Our goal was to try to relieve the extremely high reservoir pressure that caused the blow-out by producing it at these high rates. Again, our Wyoming team was able to harness the 1-29 while maintaining that staggering flow rate, producing 7 BCF of gas reserves in a little less than six-and-a-half months with virtually no decline. Because of the precarious condition of the well, we were monitoring the well around the clock. It was a little like having Frankenstein strapped to the table, and we all know how well those straps ended up working out.
At about two in the morning on Aug. 13, 1998, our pumper on location felt and heard the ground rumbling and shaking, so he wisely ran like hell away from the well.
The ground erupted, natural gas spewing out of the ground with so much pressure it was blowing several moon-like craters out of the ground around the well.
Ironically, the 1-29 was located near a town named Hell’s Half Acre. It was aptly named and probably should have been renamed Hell’s Acre (or even Acres!) by the time the 1-29 ran its course.
What had set the pumper running was that the liner in the well had failed, after which the well flowed uncontrolled for nearly five months. Some flow estimates ran as high as 100 million cubic feet of gas a day, but there was really no way to accurately gauge it. The torrent of gas created a growing hazard in which any spark could set off a huge fire and explosion, and an active railroad line a few hundred yards away heightened safety concerns.
Plugging the Blowout
After consulting with our team, the rig’s owners and the insurance company, we concluded that the safest course of action was to set fire to the well.
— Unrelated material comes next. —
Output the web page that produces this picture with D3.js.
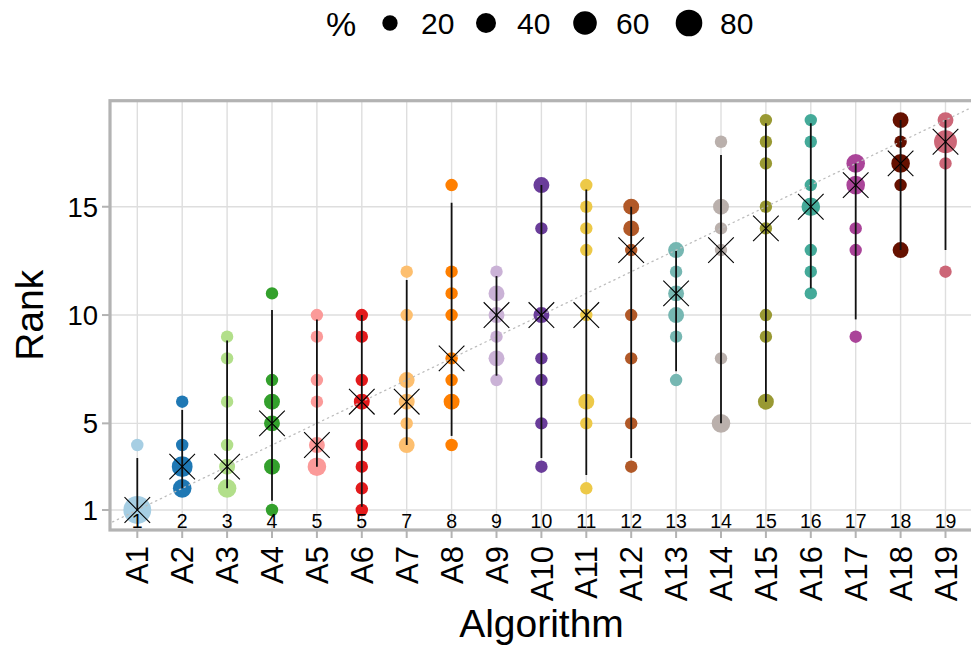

We also brought in the well control company Boots and Coots from Houston, who were experts at killing blowouts. Over the months that followed, our drilling engineers and geologists developed and executed a remarkable feat. Their plan was to redirect a currently drilling deep development well a quarter mile away to intersect the 1-29’s 9 and 7/8-inch wellbore at a depth of 19,000 feet. Talk about threading the needle! They intersected the drill pipe with exacting precision, pumped in heavy mud and placed a cement plug, killing the 1-29 blowout.
With virtually no room for mistakes, they performed as utter professionals under extreme conditions. Their performance was recognized by everyone from the Wyoming Oil and Gas Commission to the BLM, the two lead agencies monitoring the efforts of our people and our insurance consortium led by Lloyd’s of London.
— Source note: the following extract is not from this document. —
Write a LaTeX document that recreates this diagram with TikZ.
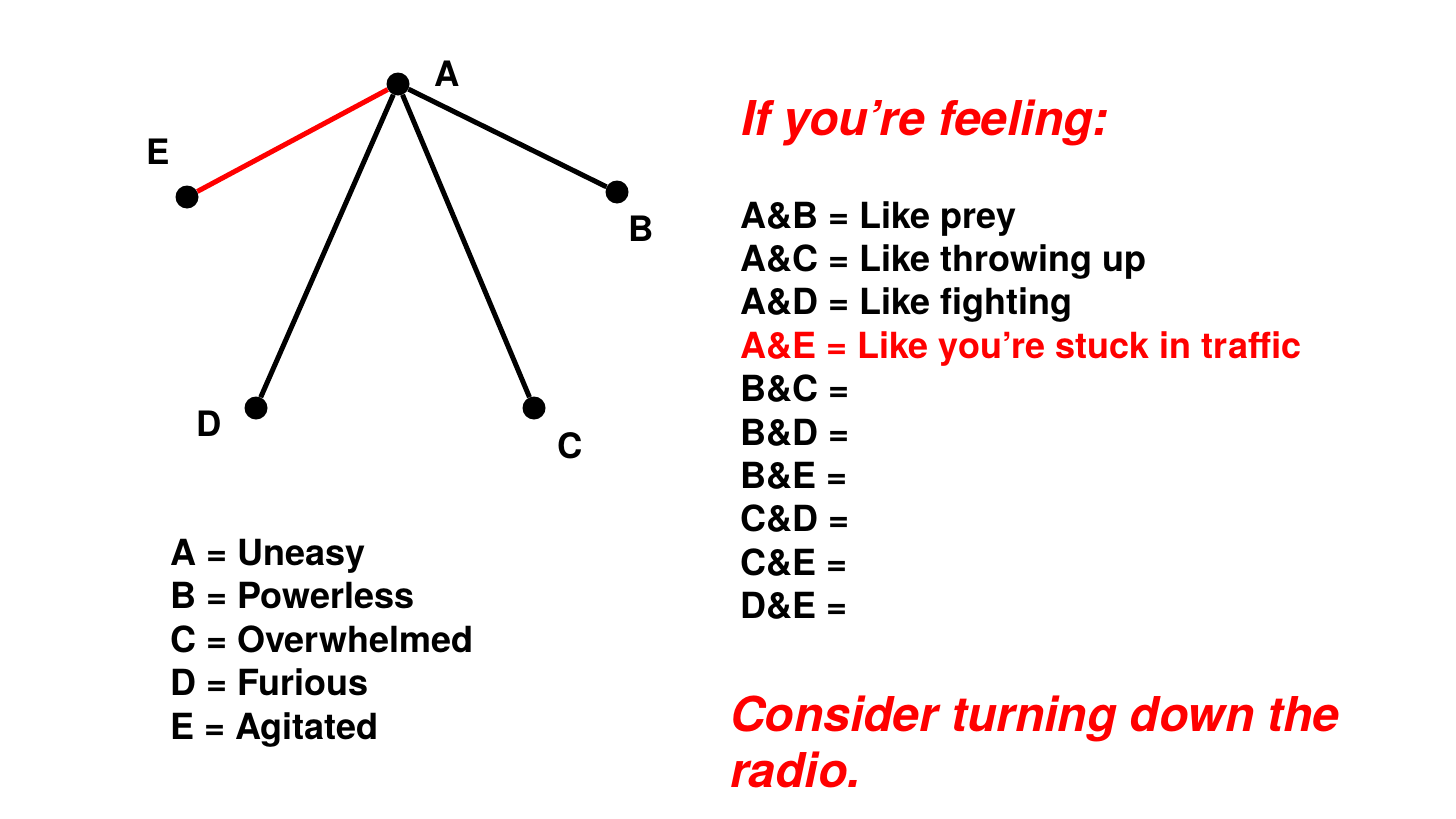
\documentclass[tikz,border=0pt]{standalone}
\usepackage{fontspec}
\setmainfont{TeX Gyre Heros}
\usetikzlibrary{positioning}
\definecolor{Alert}{HTML}{FF0000}
\definecolor{Ink}{HTML}{000000}
\tikzset{
    dot/.style={circle, fill=Ink, inner sep=0pt, minimum size=23pt},
    letter/.style={inner sep=0pt, font=\bfseries\fontsize{35}{42}\selectfont},
    link/.style={line width=5pt, color=Ink},
    hotlink/.style={line width=5pt, color=Alert},
    pairtext/.style={anchor=base west, inner sep=0pt, font=\bfseries\fontsize{36}{44}\selectfont},
    keytext/.style={anchor=base west, inner sep=0pt, font=\bfseries\fontsize{36}{44}\selectfont},
    bigtext/.style={anchor=base west, inner sep=0pt, text=Alert, font=\bfseries\itshape\fontsize{48}{56}\selectfont},
}
\begin{document}
\begin{tikzpicture}[x=1pt, y=-1pt]
    \useasboundingbox (0,0) rectangle (1456,819);

    % Punti del grafo
    \node[dot] (a) at (398,84) {};
    \node[dot] (b) at (617,192) {};
    \node[dot] (c) at (534,408) {};
    \node[dot] (d) at (256,408) {};
    \node[dot] (e) at (187,197) {};

    % Lettere
    \node[letter] (labA) at (447,74) {A};
    \node[letter] (labB) at (641,229) {B};
    \node[letter] (labC) at (570,446) {C};
    \node[letter] (labD) at (209,424) {D};
    \node[letter] (labE) at (158,152) {E};

    % Collegamenti
    \draw[hotlink] (a) -- (e);
    \draw[link] (a) -- (b);
    \draw[link] (a) -- (c);
    \draw[link] (a) -- (d);

    % Legenda
    \foreach \txt [count=\i from 0] in {A = Uneasy, B = Powerless, C = Overwhelmed, D = Furious, E = Agitated}
        \node[keytext] (key\i) at (170, {565+43.5*\i}) {\txt};

    % Titolo
    \node[bigtext] (title) at (741,135) {If you’re feeling:};

    % Coppie
    \foreach \col/\txt [count=\i from 0] in {Ink/{A\&B = Like prey}, Ink/{A\&C = Like throwing up}, Ink/{A\&D = Like fighting}, Alert/{A\&E = Like you’re stuck in traffic}, Ink/{B\&C =}, Ink/{B\&D =}, Ink/{B\&E =}, Ink/{C\&D =}, Ink/{C\&E =}, Ink/{D\&E =}}
        \node[pairtext, text=\col] (pair\i) at (740, {228+43.4*\i}) {\txt};

    % Conclusione
    \node[bigtext] (advice) at (730,731) {Consider turning down the};
    \node[bigtext] (advice2) at (730,787) {radio.};
\end{tikzpicture}
\end{document}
The cement plug was set in place and the well brought under control on Jan. 9, 1999, my 70th birthday. It was just what I wanted for a good birthday present, and I remember thinking to myself when blowing the candles out on my birthday cake, “I wish it would have been that easy with the 1-29 (although blowing out 70 candles at my age wasn’t without some effort!).”
As for the good and bad of it – the good news is that no one got hurt during those 149 days of the blowout and our insurance paid $25 million for the loss of the rig and re-drilling a new well. The bad news is that we lost 45 million cubic feet of daily production which, over the course of the well flowing uncontrolled, was an estimated loss of 15-20 BCFE of gross proven natural gas reserves. At the price of gas at the time, that was about $30-45 million worth of gas gone up in smoke – about enough to make a grown man cry.
It was hard to cry, though, when we looked at what we accomplished with the subsequent discovery and development of several hundred billion cubic feet of commercial natural gas reserves from the Cave Gulch field over the years. Cave Gulch was another company-maker.